Friedgen was passed over for numerous jobs the last few seasons. But he returned to his alma mater and produced an improbable turnaround with a program that had been 37-73 the last decade.

"It's amazing what you can accomplish when everybody is working together for a common goal," Friedgen said. "It's more `we' than `I.' You become very strong and very efficient when you do those things."

Friedgen was a well-respected assistant coach and was at Georgia Tech when the Yellow Jackets shared the 1990 national title and when the San Diego Chargers went to the Super Bowl several years later.

Still, Friedgen had to wait 27 years of college coaching before getting his break.

"I felt like if I was fortunate enough to get an interview I could get the job, but I never got an interview," Friedgen said. "That was always the troubling thing to me. I never even got a call back or an acknowledgment that I applied for the job."

Friedgen was a finalist for the North Carolina State position two seasons ago, but the Wolfpack hired Chuck Amato.

Frustrated, Friedgen started building a retirement home along a lake in Georgia, residing himself to the fact that he would never become a head coach.

"I thought that if I hit 55 it probably wouldn't happen," he said. "I had been holding off on this home for a couple of years figuring if I got a head coaching job I wouldn't have any time to enjoy it.

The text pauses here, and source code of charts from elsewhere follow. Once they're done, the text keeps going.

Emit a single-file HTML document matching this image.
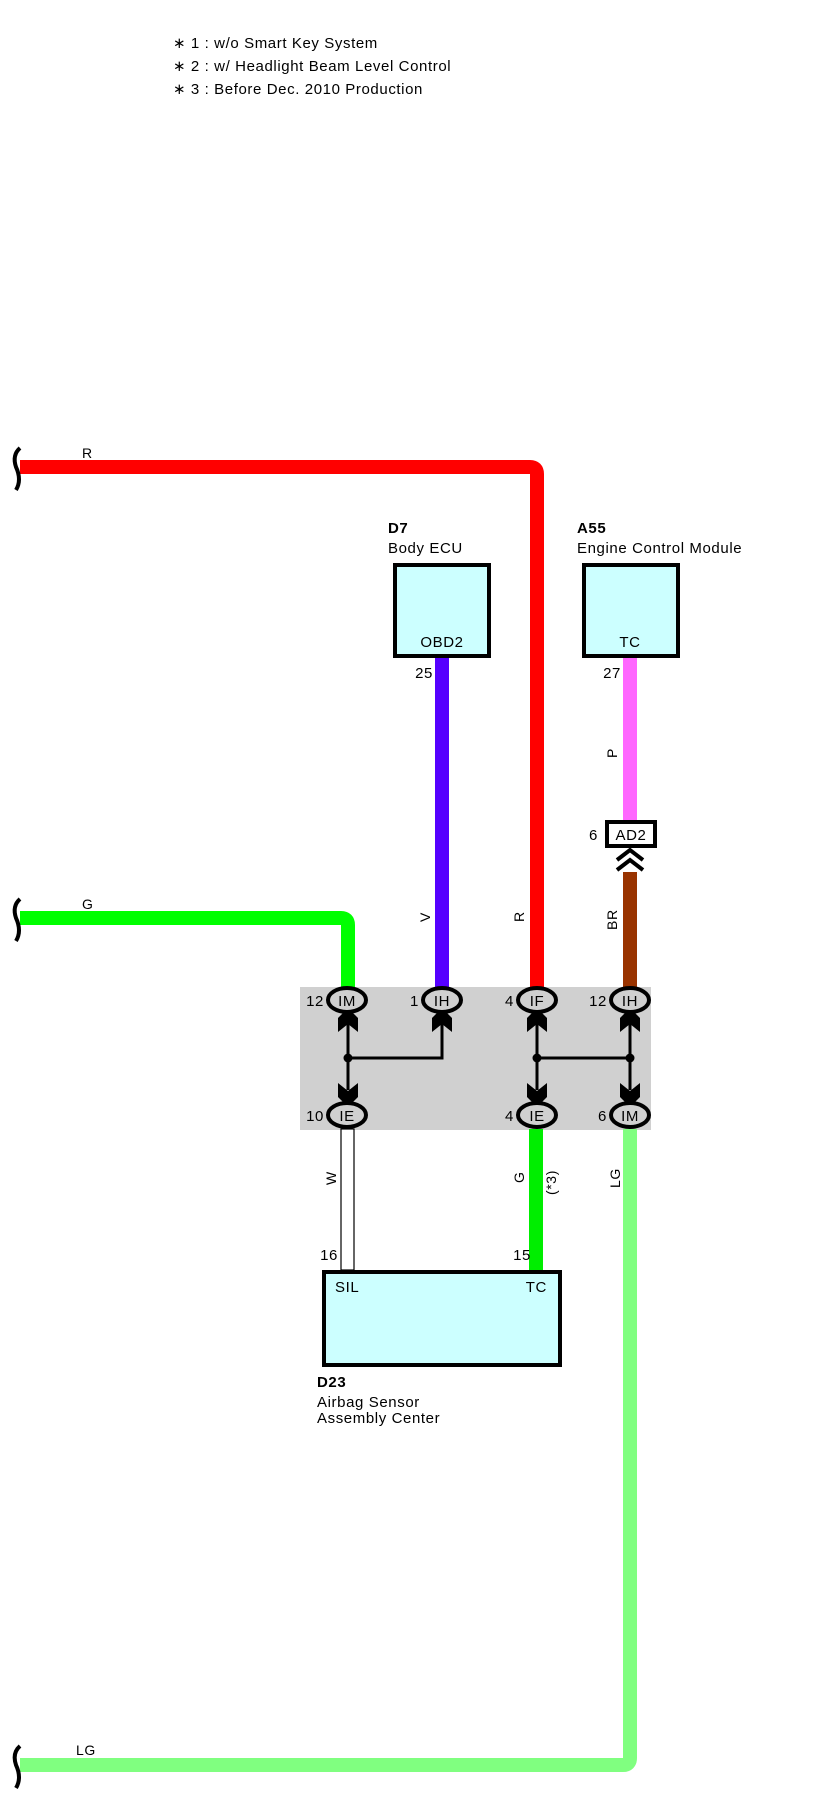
<!DOCTYPE html>
<html><head><meta charset="utf-8"><style>
html,body{margin:0;padding:0;background:#fff;}
svg{display:block;}
text{font-family:"Liberation Sans",Arial,sans-serif;fill:#000;letter-spacing:0.6px;}
</style></head><body>
<svg width="816" height="1812" viewBox="0 0 816 1812" xmlns="http://www.w3.org/2000/svg">
<defs>
<g id="up"><polygon points="-10,18 0,8 10,18 10,32 0,24 -10,32" fill="#000"/></g>
<g id="dn"><polygon points="-10,-18 0,-8 10,-18 10,-32 0,-24 -10,-32" fill="#000"/></g>
</defs>
<g font-size="15">
<text x="173" y="48">∗ 1 : w/o Smart Key System</text>
<text x="173" y="71">∗ 2 : w/ Headlight Beam Level Control</text>
<text x="173" y="94">∗ 3 : Before Dec.  2010 Production</text>
</g>
<rect x="300" y="987" width="351" height="143" fill="#d0d0d0"/>
<path d="M20 467 H530 Q537 467 537 474 V987" fill="none" stroke="#ff0000" stroke-width="14"/>
<path d="M20 918 H341 Q348 918 348 925 V987" fill="none" stroke="#00ff00" stroke-width="14"/>
<path d="M20 1765 H623 Q630 1765 630 1758 V1129" fill="none" stroke="#80ff80" stroke-width="14"/>
<line x1="442" y1="657" x2="442" y2="987" stroke="#5500ff" stroke-width="14"/>
<line x1="630" y1="658" x2="630" y2="820" stroke="#ff66ff" stroke-width="14"/>
<line x1="630" y1="872" x2="630" y2="987" stroke="#993300" stroke-width="14"/>
<line x1="536" y1="1129" x2="536" y2="1270" stroke="#00ee00" stroke-width="14"/>
<rect x="341" y="1129" width="13" height="141" fill="#fff" stroke="#000" stroke-width="1.2"/>
<g fill="none" stroke="#000" stroke-width="4">
<path d="M20 448 Q12 455 16 467 Q22 480 16 490"/>
<path d="M20 899 Q12 906 16 918 Q22 931 16 941"/>
<path d="M20 1746 Q12 1753 16 1765 Q22 1778 16 1788"/>
</g>
<g font-size="14">
<text x="82" y="458">R</text>
<text x="82" y="909">G</text>
<text x="76" y="1755">LG</text>
</g>
<rect x="395" y="565" width="94" height="91" fill="#ccffff" stroke="#000" stroke-width="4"/>
<rect x="584" y="565" width="94" height="91" fill="#ccffff" stroke="#000" stroke-width="4"/>
<rect x="324" y="1272" width="236" height="93" fill="#ccffff" stroke="#000" stroke-width="4"/>
<g font-size="15">
<text x="388" y="533" font-weight="bold">D7</text>
<text x="388" y="553">Body ECU</text>
<text x="577" y="533" font-weight="bold">A55</text>
<text x="577" y="553">Engine Control Module</text>
<text x="442" y="647" text-anchor="middle">OBD2</text>
<text x="630" y="647" text-anchor="middle">TC</text>
<text x="433" y="678" text-anchor="end">25</text>
<text x="621" y="678" text-anchor="end">27</text>
<text x="335" y="1292">SIL</text>
<text x="547" y="1292" text-anchor="end">TC</text>
<text x="338" y="1260" text-anchor="end">16</text>
<text x="531" y="1260" text-anchor="end">15</text>
<text x="317" y="1387" font-weight="bold">D23</text>
<text x="317" y="1407">Airbag Sensor</text>
<text x="317" y="1423">Assembly Center</text>
</g>
<rect x="607" y="822" width="48" height="24" fill="#fff" stroke="#000" stroke-width="4"/>
<text x="631" y="840" font-size="15" text-anchor="middle">AD2</text>
<text x="598" y="840" font-size="15" text-anchor="end">6</text>
<polyline points="617,860 630,850 643,860" fill="none" stroke="#000" stroke-width="4"/>
<polyline points="617,870 630,860 643,870" fill="none" stroke="#000" stroke-width="4"/>
<g font-size="14">
<text transform="translate(430,922) rotate(-90)">V</text>
<text transform="translate(524,922) rotate(-90)">R</text>
<text transform="translate(617,930) rotate(-90)">BR</text>
<text transform="translate(617,758) rotate(-90)">P</text>
<text transform="translate(336,1185) rotate(-90)">W</text>
<text transform="translate(524,1183) rotate(-90)">G</text>
<text transform="translate(556,1195) rotate(-90)">(*3)</text>
<text transform="translate(620,1188) rotate(-90)">LG</text>
</g>
<g stroke="#000" stroke-width="3" fill="none">
<path d="M348 1020 V1090"/>
<path d="M348 1058 H442 V1020"/>
<path d="M537 1020 V1090"/>
<path d="M630 1020 V1090"/>
<path d="M537 1058 H630"/>
</g>
<g fill="#000">
<circle cx="348" cy="1058" r="4.5"/><circle cx="537" cy="1058" r="4.5"/><circle cx="630" cy="1058" r="4.5"/>
</g>
<use href="#up" x="348" y="1000"/><use href="#up" x="442" y="1000"/><use href="#up" x="537" y="1000"/><use href="#up" x="630" y="1000"/>
<use href="#dn" x="348" y="1115"/><use href="#dn" x="537" y="1115"/><use href="#dn" x="630" y="1115"/>
<g fill="#d0d0d0" stroke="#000" stroke-width="4">
<ellipse cx="347" cy="1000" rx="19" ry="12"/>
<ellipse cx="442" cy="1000" rx="19" ry="12"/>
<ellipse cx="537" cy="1000" rx="19" ry="12"/>
<ellipse cx="630" cy="1000" rx="19" ry="12"/>
<ellipse cx="347" cy="1115" rx="19" ry="12"/>
<ellipse cx="537" cy="1115" rx="19" ry="12"/>
<ellipse cx="630" cy="1115" rx="19" ry="12"/>
</g>
<g font-size="15">
<text x="347" y="1006" text-anchor="middle">IM</text>
<text x="442" y="1006" text-anchor="middle">IH</text>
<text x="537" y="1006" text-anchor="middle">IF</text>
<text x="630" y="1006" text-anchor="middle">IH</text>
<text x="347" y="1121" text-anchor="middle">IE</text>
<text x="537" y="1121" text-anchor="middle">IE</text>
<text x="630" y="1121" text-anchor="middle">IM</text>
<text x="324" y="1006" text-anchor="end">12</text>
<text x="419" y="1006" text-anchor="end">1</text>
<text x="514" y="1006" text-anchor="end">4</text>
<text x="607" y="1006" text-anchor="end">12</text>
<text x="324" y="1121" text-anchor="end">10</text>
<text x="514" y="1121" text-anchor="end">4</text>
<text x="607" y="1121" text-anchor="end">6</text>
</g>
</svg>
</body></html>
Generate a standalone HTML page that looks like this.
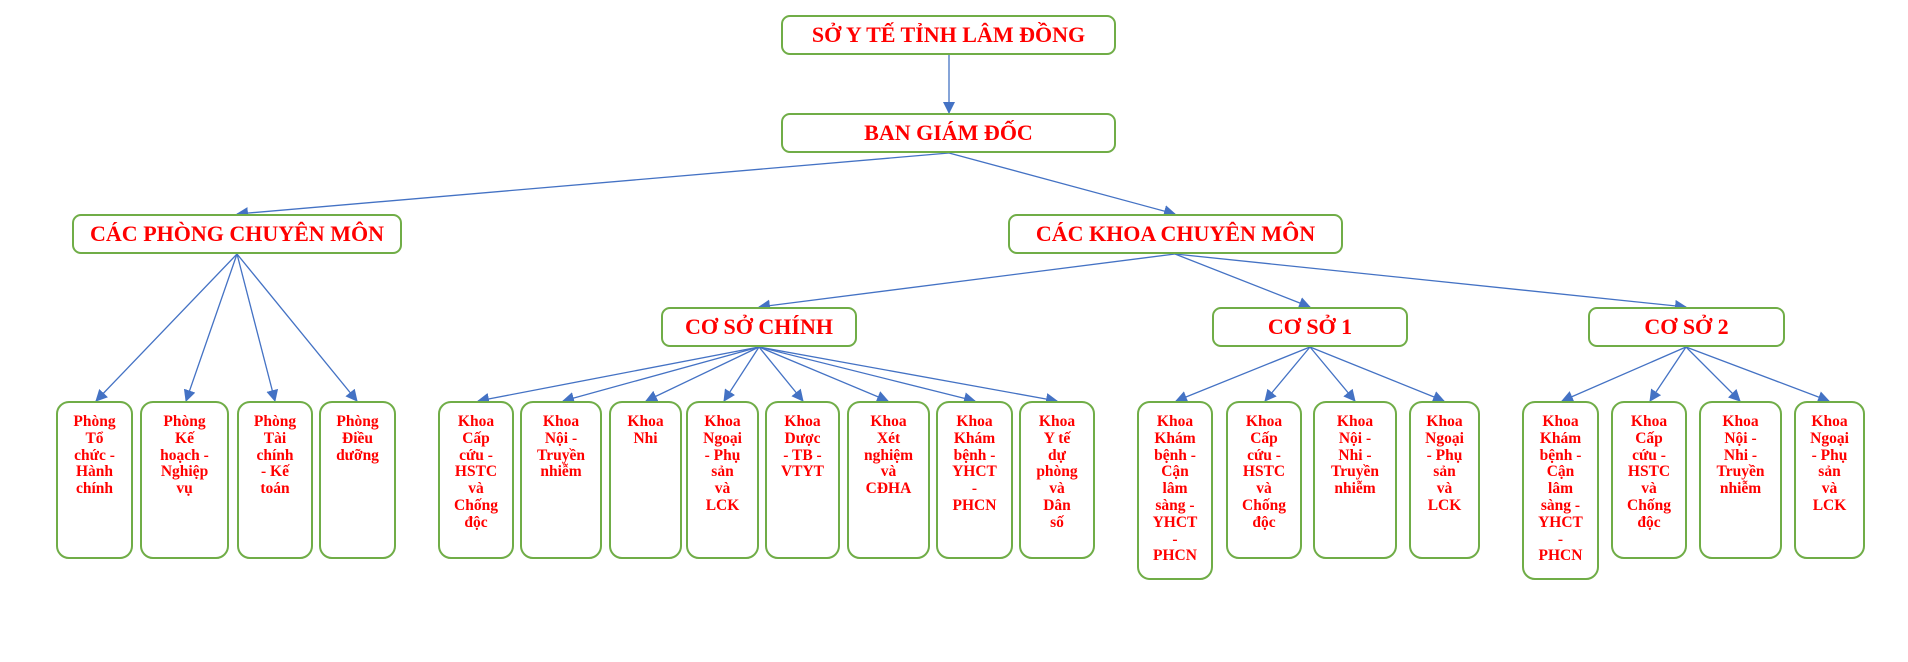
<!DOCTYPE html>
<html><head><meta charset="utf-8">
<style>
html,body{margin:0;padding:0;background:#fff;}
body{width:1908px;height:662px;position:relative;overflow:hidden;font-family:"Liberation Serif","Noto Serif CJK SC",serif;}
.b{position:absolute;box-sizing:border-box;border:2.5px solid #70AD47;border-radius:9px;background:#fff;color:#ff0000;font-weight:bold;text-align:center;}
.t{font-size:22px;display:flex;align-items:center;justify-content:center;}
.l{font-size:15.5px;line-height:16.8px;padding-top:11px;border-radius:13px;}
svg{position:absolute;left:0;top:0;}
</style></head><body>
<svg width="1908" height="662">
<defs><marker id="a" markerWidth="12" markerHeight="12" refX="11" refY="6" orient="auto" markerUnits="userSpaceOnUse"><path d="M0,0 L12,6 L0,12 z" fill="#4472C4"/></marker></defs>
<g stroke="#4472C4" stroke-width="1.3" fill="none" marker-end="url(#a)">
<line x1="949" y1="55" x2="949" y2="113"/>
<line x1="949" y1="153" x2="237" y2="214"/>
<line x1="949" y1="153" x2="1175" y2="214"/>
<line x1="237" y1="254" x2="96" y2="401"/>
<line x1="237" y1="254" x2="186" y2="401"/>
<line x1="237" y1="254" x2="275" y2="401"/>
<line x1="237" y1="254" x2="357" y2="401"/>
<line x1="1175" y1="254" x2="759" y2="307"/>
<line x1="1175" y1="254" x2="1310" y2="307"/>
<line x1="1175" y1="254" x2="1686" y2="307"/>
<line x1="759" y1="347" x2="478" y2="401"/>
<line x1="759" y1="347" x2="563" y2="401"/>
<line x1="759" y1="347" x2="646" y2="401"/>
<line x1="759" y1="347" x2="724" y2="401"/>
<line x1="759" y1="347" x2="803" y2="401"/>
<line x1="759" y1="347" x2="888" y2="401"/>
<line x1="759" y1="347" x2="975" y2="401"/>
<line x1="759" y1="347" x2="1057" y2="401"/>
<line x1="1310" y1="347" x2="1176" y2="401"/>
<line x1="1310" y1="347" x2="1265" y2="401"/>
<line x1="1310" y1="347" x2="1355" y2="401"/>
<line x1="1310" y1="347" x2="1444" y2="401"/>
<line x1="1686" y1="347" x2="1562" y2="401"/>
<line x1="1686" y1="347" x2="1650" y2="401"/>
<line x1="1686" y1="347" x2="1740" y2="401"/>
<line x1="1686" y1="347" x2="1829" y2="401"/>
</g></svg>

<div class="b t" style="left:781px;top:15px;width:335px;height:40px;">SỞ Y TẾ TỈNH LÂM ĐỒNG</div>
<div class="b t" style="left:781px;top:113px;width:335px;height:40px;">BAN GIÁM ĐỐC</div>
<div class="b t" style="left:72px;top:214px;width:330px;height:40px;">CÁC PHÒNG CHUYÊN MÔN</div>
<div class="b t" style="left:1008px;top:214px;width:335px;height:40px;">CÁC KHOA CHUYÊN MÔN</div>
<div class="b t" style="left:661px;top:307px;width:196px;height:40px;">CƠ SỞ CHÍNH</div>
<div class="b t" style="left:1212px;top:307px;width:196px;height:40px;">CƠ SỞ 1</div>
<div class="b t" style="left:1588px;top:307px;width:197px;height:40px;">CƠ SỞ 2</div>

<div class="b l" style="left:56px;top:401px;width:77px;height:158px;">Phòng<br>Tổ<br>chức -<br>Hành<br>chính</div>
<div class="b l" style="left:140px;top:401px;width:89px;height:158px;">Phòng<br>Kế<br>hoạch -<br>Nghiệp<br>vụ</div>
<div class="b l" style="left:237px;top:401px;width:76px;height:158px;">Phòng<br>Tài<br>chính<br>- Kế<br>toán</div>
<div class="b l" style="left:319px;top:401px;width:77px;height:158px;">Phòng<br>Điều<br>dưỡng</div>

<div class="b l" style="left:438px;top:401px;width:76px;height:158px;">Khoa<br>Cấp<br>cứu -<br>HSTC<br>và<br>Chống<br>độc</div>
<div class="b l" style="left:520px;top:401px;width:82px;height:158px;">Khoa<br>Nội -<br>Truyền<br>nhiễm</div>
<div class="b l" style="left:609px;top:401px;width:73px;height:158px;">Khoa<br>Nhi</div>
<div class="b l" style="left:686px;top:401px;width:73px;height:158px;">Khoa<br>Ngoại<br>- Phụ<br>sản<br>và<br>LCK</div>
<div class="b l" style="left:765px;top:401px;width:75px;height:158px;">Khoa<br>Dược<br>- TB -<br>VTYT</div>
<div class="b l" style="left:847px;top:401px;width:83px;height:158px;">Khoa<br>Xét<br>nghiệm<br>và<br>CĐHA</div>
<div class="b l" style="left:936px;top:401px;width:77px;height:158px;">Khoa<br>Khám<br>bệnh -<br>YHCT<br>-<br>PHCN</div>
<div class="b l" style="left:1019px;top:401px;width:76px;height:158px;">Khoa<br>Y tế<br>dự<br>phòng<br>và<br>Dân<br>số</div>

<div class="b l" style="left:1137px;top:401px;width:76px;height:179px;">Khoa<br>Khám<br>bệnh -<br>Cận<br>lâm<br>sàng -<br>YHCT<br>-<br>PHCN</div>
<div class="b l" style="left:1226px;top:401px;width:76px;height:158px;">Khoa<br>Cấp<br>cứu -<br>HSTC<br>và<br>Chống<br>độc</div>
<div class="b l" style="left:1313px;top:401px;width:84px;height:158px;">Khoa<br>Nội -<br>Nhi -<br>Truyền<br>nhiễm</div>
<div class="b l" style="left:1409px;top:401px;width:71px;height:158px;">Khoa<br>Ngoại<br>- Phụ<br>sản<br>và<br>LCK</div>

<div class="b l" style="left:1522px;top:401px;width:77px;height:179px;">Khoa<br>Khám<br>bệnh -<br>Cận<br>lâm<br>sàng -<br>YHCT<br>-<br>PHCN</div>
<div class="b l" style="left:1611px;top:401px;width:76px;height:158px;">Khoa<br>Cấp<br>cứu -<br>HSTC<br>và<br>Chống<br>độc</div>
<div class="b l" style="left:1699px;top:401px;width:83px;height:158px;">Khoa<br>Nội -<br>Nhi -<br>Truyền<br>nhiễm</div>
<div class="b l" style="left:1794px;top:401px;width:71px;height:158px;">Khoa<br>Ngoại<br>- Phụ<br>sản<br>và<br>LCK</div>
</body></html>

"Then I got to thinking that if I make it to 70 that's only 17 years from now and what am I waiting for. So, I said, `Let's build the house.' I remember at closing when I was signing for the loan I said, `Watch, I'll get a head coaching job now.' Sure enough, three months later it happened."

Friedgen thanked Georgia Tech coach and former boss George O'Leary for promoting his skills as an offensive genesis who knew tons of football.

"Until I went back to Georgia Tech (in 1997) I was pretty much an unknown," Friedgen said. "I had coached in the national championship and went to a Super Bowl but I don't think a lot of people really knew who I was.

"I wasn't the type of guy who was on the phone all the time trying to advance myself. I was a guy who was just doing my job."

What a job he did with the Terrapins this season, becoming the first rookie coach in ACC history to lead his team to the conference championship.

"He's been around football a long time and he has a good grasp of offense and defense," O'Leary said. "And you knew he was going to make the kids work. He was going to get more out of their potential than they probably wanted to give.

"Him becoming a head coach was a no-brainer. It should have happened long before last year."

You can't miss Friedgen on the sideline. He refuses to release his exact weight, but he's well over 300 pounds.

Maryland's 7-0 start made the rotund coach an instant folk hero with the fans and students as he sang the school fight song after every game as Fridge Fever caught on in College Park, Md.

The team's only loss was Oct. 27 against Florida State, but the Terrapins were tied 31-31 heading into the fourth quarter before falling 52-31.

Maryland clinched the ACC crown three weeks later in Raleigh with a last-second win against North Carolina State.

"When Maryland was talking about doing a marketing campaign they were very concerned about using Fridge Fever," Friedgen said. "They called me in and asked me if I would be offended by that and I said, `Do what you have to do to sell tickets and promote our program." My father was called Icebox, so the Fridge is natural. I don't take offense to it. I don't worry about those things."

Friedgen vowed to get in better shape in the off-season. But first, he's excited about coaching in the school's first major bowl bid since the 1977 Cotton Bowl.